The Falarsi’s Boy Problem

J.L. Weinmeister

We travel to another grassland town called Sa Perino. The towns are clustered much closer together on this part of the continent, and you have more and more time to explore each day. We have an inn to ourselves tonight. There are many places to stay here; but I want us to have a small one to ourselves, so I can tell you a story. If you haven’t noticed, the falarsi have a genetic problem. Tonight, I’m going to tell you about it.

* * * * *

When the scientists on Kareena created their second race—the first one being the hamari—they shaped this planet into a habitable one and named it Bursna after the mountains near their home. They named their new race the falarsi, and they established them on the southern continent where the climate is warmer and more favorable for survival.

The falarsi lived off the land, preferring to live on the edges between forests and grasslands. The vast savannah bordered four different types of forest: rainforest, subtropical, monsoonal rainforest, and monsoonal subtropical. The people prospered from the abundant resources, and the scientists considered their experiment a success so far.

After a few generations came into being, a problem became apparent. The women weren’t having an equal number of boys and girls. For every two baby girls, there were three baby boys. Combine that with high mortality rates for women and infants during childbirth, and there was a problem.

The geneticists realized something must have gone wrong when they were creating the falarsi men—the ones who supplied the genes that determined biological sex. While they eventually figured out what the problem was, they chose not to correct it in the falarsi. They wanted to see how they adapted to the unequal ratio.

The first thing the falarsi did is work on their healing abilities. While they are gifted with the ability to heal, there are many things magic can’t fix. They had to find other solutions to the high mortality rate. This is why falarsi are the best healers in the universe.

With more women and newborn girls surviving childbirth, the skew wasn’t as severe. Many men went without wives and children. These men typically became lumberjacks or miners who would live great distances from their homes to acquire new resources. Eventually, some became sailors and utilized marine resources. When they discovered the continent to the north, single men became hunters and trappers who would harvest the resources in the north and bring them back to their homeland.

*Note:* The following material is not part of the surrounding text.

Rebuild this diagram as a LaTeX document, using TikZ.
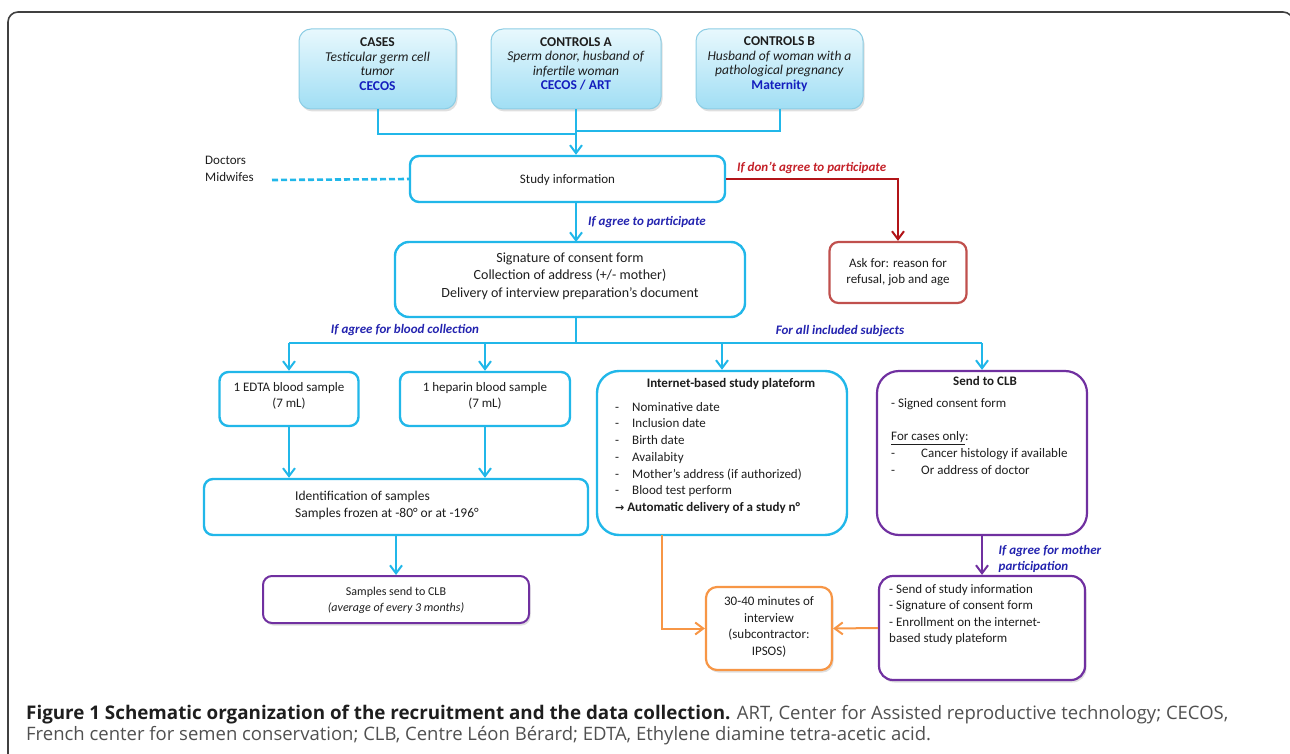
\documentclass[tikz,border=0pt]{standalone}
\usepackage{fontspec}
\setmainfont{Carlito}
\newfontfamily\capfont{Open Sans}
\newfontfamily\symfont{DejaVu Sans}
\usetikzlibrary{arrows.meta,shadows}
\definecolor{cyanl}{RGB}{33,183,233}
\definecolor{topbd}{RGB}{140,205,228}
\definecolor{toptop}{RGB}{232,248,253}
\definecolor{topbot}{RGB}{160,222,244}
\definecolor{lblue}{RGB}{35,35,175}
\definecolor{cblue}{RGB}{20,30,190}
\definecolor{redl}{RGB}{178,20,24}
\definecolor{redt}{RGB}{196,32,40}
\definecolor{redbox}{RGB}{192,80,77}
\definecolor{purp}{RGB}{112,48,160}
\definecolor{orng}{RGB}{247,150,70}
\definecolor{txt}{RGB}{30,30,30}
\definecolor{capgray}{RGB}{80,80,80}
\definecolor{capdark}{RGB}{30,30,30}
\tikzset{
  shad/.style={drop shadow={opacity=0.25,shadow xshift=1.5pt,shadow yshift=-2.5pt}},
  topbox/.style={draw=topbd, line width=1pt, rounded corners=12pt, top color=toptop, bottom color=topbot, shad},
  cbox/.style={draw=cyanl, line width=2.4pt, rounded corners=9pt, fill=white},
  pbox/.style={draw=purp, line width=2.2pt, rounded corners=9pt, fill=white},
  obox/.style={draw=orng, line width=2.2pt, rounded corners=11pt, fill=white, shad},
  rbox/.style={draw=redbox, line width=2.2pt, rounded corners=9pt, fill=white},
  tx/.style={text=txt, font=\fontsize{13}{16.5}\selectfont, inner sep=0pt, align=center},
  txl/.style={tx, align=left},
  ttx/.style={tx, font=\fontsize{13.5}{14.5}\selectfont},
  lab/.style={text=lblue, font=\fontsize{13}{16}\selectfont\bfseries\itshape, inner sep=0pt, align=left},
  cline/.style={draw=cyanl, line width=2pt},
  carr/.style={cline, -{Straight Barb[length=8pt,width=12pt,line width=2pt]}},
  parr/.style={draw=purp, line width=2pt, -{Straight Barb[length=8pt,width=12pt,line width=2pt]}},
  oarr/.style={draw=orng, line width=2pt, -{Straight Barb[length=8pt,width=12pt,line width=2pt]}},
  rarr/.style={draw=redl, line width=2pt, -{Straight Barb[length=8pt,width=12pt,line width=2pt]}},
  capb/.style={anchor=base west, inner sep=0pt, text=capdark, font=\capfont\fontsize{18.8}{20}\selectfont\bfseries},
  capr/.style={anchor=base west, inner sep=0pt, text=capgray, font=\capfont\fontsize{18.5}{20}\selectfont},
}
\begin{document}
\begin{tikzpicture}[x=1pt,y=-1pt]
\useasboundingbox (0,0) rectangle (1290,754);
% frame
\draw[black!75, line width=1.6pt, rounded corners=10pt] (8,780) -- (8,12) -- (1293,12) -- (1293,780);

% top boxes
\node[topbox, minimum width=157pt, minimum height=80pt] (cases) at (377.5,69) {};
\node[ttx] (casest) at (377.5,64) {\textbf{CASES}\\\textit{Testicular germ cell}\\\textit{tumor}\\\textcolor{cblue}{\textbf{CECOS}}};
\node[topbox, minimum width=170pt, minimum height=80pt] (ctrla) at (576,69) {};
\node[ttx] (ctrlat) at (576,64) {\textbf{CONTROLS A}\\\textit{Sperm donor, husband of}\\\textit{infertile woman}\\\textcolor{cblue}{\textbf{CECOS / ART}}};
\node[topbox, minimum width=167pt, minimum height=80pt] (ctrlb) at (779.5,69) {};
\node[ttx] (ctrlbt) at (779.5,64) {\textbf{CONTROLS B}\\\textit{Husband of woman with a}\\\textit{pathological pregnancy}\\\textcolor{cblue}{\textbf{Maternity}}};

% study information
\node[cbox, minimum width=315pt, minimum height=46pt] (study) at (567.5,179) {};
\node[tx] (studyt) at (567.5,180) {Study information};
\node[txl, anchor=west] (doc) at (205,169) {Doctors\\Midwifes};
\coordinate (dstart) at (272,180);
\draw[cyanl, line width=2.6pt, dash pattern=on 6pt off 3pt] (dstart) -- (study.west);

\coordinate (jl) at (377.5,134);
\coordinate (jr) at (779.5,131);
\draw[cline] (cases.south) -- (jl) -- (576,134);
\draw[cline] (ctrlb.south) -- (jr) -- (576,131);
\draw[carr] (ctrla.south) -- (ctrla.south |- study.north);

% refusal
\node[rbox, minimum width=137pt, minimum height=61pt] (ask) at (898,272.5) {};
\node[tx] (askt) at (898,272) {Ask for: reason for\\refusal, job and age};
\draw[rarr] (study.east) -| (ask.north);
\node[lab, text=redt, anchor=west] (nolab) at (737,168) {If don’t agree to participate};

% consent
\node[cbox, minimum width=350pt, minimum height=75pt, rounded corners=14pt] (consent) at (570,279.5) {};
\node[tx, font=\fontsize{14}{17.5}\selectfont] (consentt) at (570,276) {Signature of consent form\\Collection of address (+/- mother)\\Delivery of interview preparation’s document};
\draw[carr] (576,202) -- (576,242);
\node[lab, anchor=west] (agreelab) at (588,222) {If agree to participate};

% branches
\coordinate (bj) at (576,343);
\coordinate (bl) at (289,343);
\coordinate (br) at (982,343);
\draw[cline] (576,317) -- (bj);
\draw[cline] (bl) -- (br);
\node[lab, anchor=center] (bloodlab) at (405,330) {If agree for blood collection};
\node[lab, anchor=center] (alllab) at (840,331) {For all included subjects};

% blood samples
\node[cbox, minimum width=139pt, minimum height=54pt] (edta) at (289,399) {};
\node[tx] (edtat) at (289,396) {1 EDTA blood sample\\(7 mL)};
\node[cbox, minimum width=170pt, minimum height=54pt] (hep) at (485,399) {};
\node[tx] (hept) at (485,396) {1 heparin blood sample\\(7 mL)};
\draw[carr] (bl) -- (edta.north);
\draw[carr] (485,343) -- (hep.north);

\node[cbox, minimum width=384pt, minimum height=56pt] (ident) at (396,507) {};
\node[txl, font=\fontsize{13.5}{17}\selectfont] (identt) at (387,505) {Identification of samples\\Samples frozen at -80° or at -196°};
\draw[carr] (edta.south) -- (edta.south |- ident.north);
\draw[carr] (hep.south) -- (hep.south |- ident.north);

\node[pbox, minimum width=266pt, minimum height=47pt, line width=2pt, shad] (samp) at (396,599.5) {};
\node[tx, font=\fontsize{12}{16}\selectfont] (sampt) at (396,600) {Samples send to CLB\\\textit{(average of every 3 months)}};
\draw[carr] (ident.south) -- (samp.north);

% internet platform
\node[cbox, minimum width=250pt, minimum height=164pt, rounded corners=22pt] (inet) at (722,453) {};
\node[tx] (inett) at (731,384) {\textbf{Internet-based study plateform}};
\node[txl, anchor=north west, font=\fontsize{13}{16.7}\selectfont] (inetl) at (615,402)
 {\makebox[17pt][l]{-}Nominative date\\
  \makebox[17pt][l]{-}Inclusion date\\
  \makebox[17pt][l]{-}Birth date\\
  \makebox[17pt][l]{-}Availabity\\
  \makebox[17pt][l]{-}Mother’s address (if authorized)\\
  \makebox[17pt][l]{-}Blood test perform\\
  \textbf{{\symfont\fontsize{11}{16}\selectfont→} Automatic delivery of a study n°}};
\draw[carr] (722,343) -- (inet.north);

% send to CLB
\node[pbox, minimum width=210pt, minimum height=164pt, rounded corners=22pt] (clb) at (982,453) {};
\node[tx] (clbt) at (985,381) {\textbf{Send to CLB}};
\node[txl, anchor=north west, font=\fontsize{13}{16.7}\selectfont] (clbl) at (891,398)
 {- Signed consent form\\[17pt]
  \underline{For cases only}:\\
  \makebox[30pt][l]{-}Cancer histology if available\\
  \makebox[30pt][l]{-}Or address of doctor};
\draw[carr] (br) -- (clb.north);

% mother
\node[pbox, minimum width=206pt, minimum height=104pt, rounded corners=14pt, shad] (mother) at (982,628) {};
\node[txl, anchor=north west, font=\fontsize{13}{16.5}\selectfont] (mothert) at (889,584)
 {- Send of study information\\- Signature of consent form\\- Enrollment on the internet-\\based study plateform};
\draw[parr] (clb.south) -- (mother.north);
\node[lab] (motherlab) at (1050,559) {If agree for mother\\participation};

% interview
\node[obox, minimum width=126pt, minimum height=83pt] (intv) at (769,628.5) {};
\node[tx] (intvt) at (769,627) {30-40 minutes of\\interview\\(subcontractor:\\IPSOS)};
\coordinate (oc) at (662,535);
\draw[oarr] (oc) |- (intv.west);
\draw[oarr] (mother.west) -- (intv.east);

% caption
\node[capb] (cap1) at (26,719) {Figure 1 Schematic organization of the recruitment and the data collection.};
\node[capr, anchor=base west] (cap1b) at ([xshift=6pt]cap1.base east) {ART, Center for Assisted reproductive technology; CECOS,};
\node[capr] (cap2) at (26,740) {French center for semen conservation; CLB, Centre Léon Bérard; EDTA, Ethylene diamine tetra-acetic acid.};
\end{tikzpicture}
\end{document}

This adaptation worked for a time, keeping the single men busy since they couldn’t have a domestic lifestyle; but as the population grew, this method wasn’t enough. Conflict broke out between the falarsi as they tried to work with their genetic problem. Some falarsi chose to move to the northern continent where they could live the way they wanted to. Over time, the two groups developed different ways of dealing with the excess number of men. In two days, you’ll witness the northerners’ way.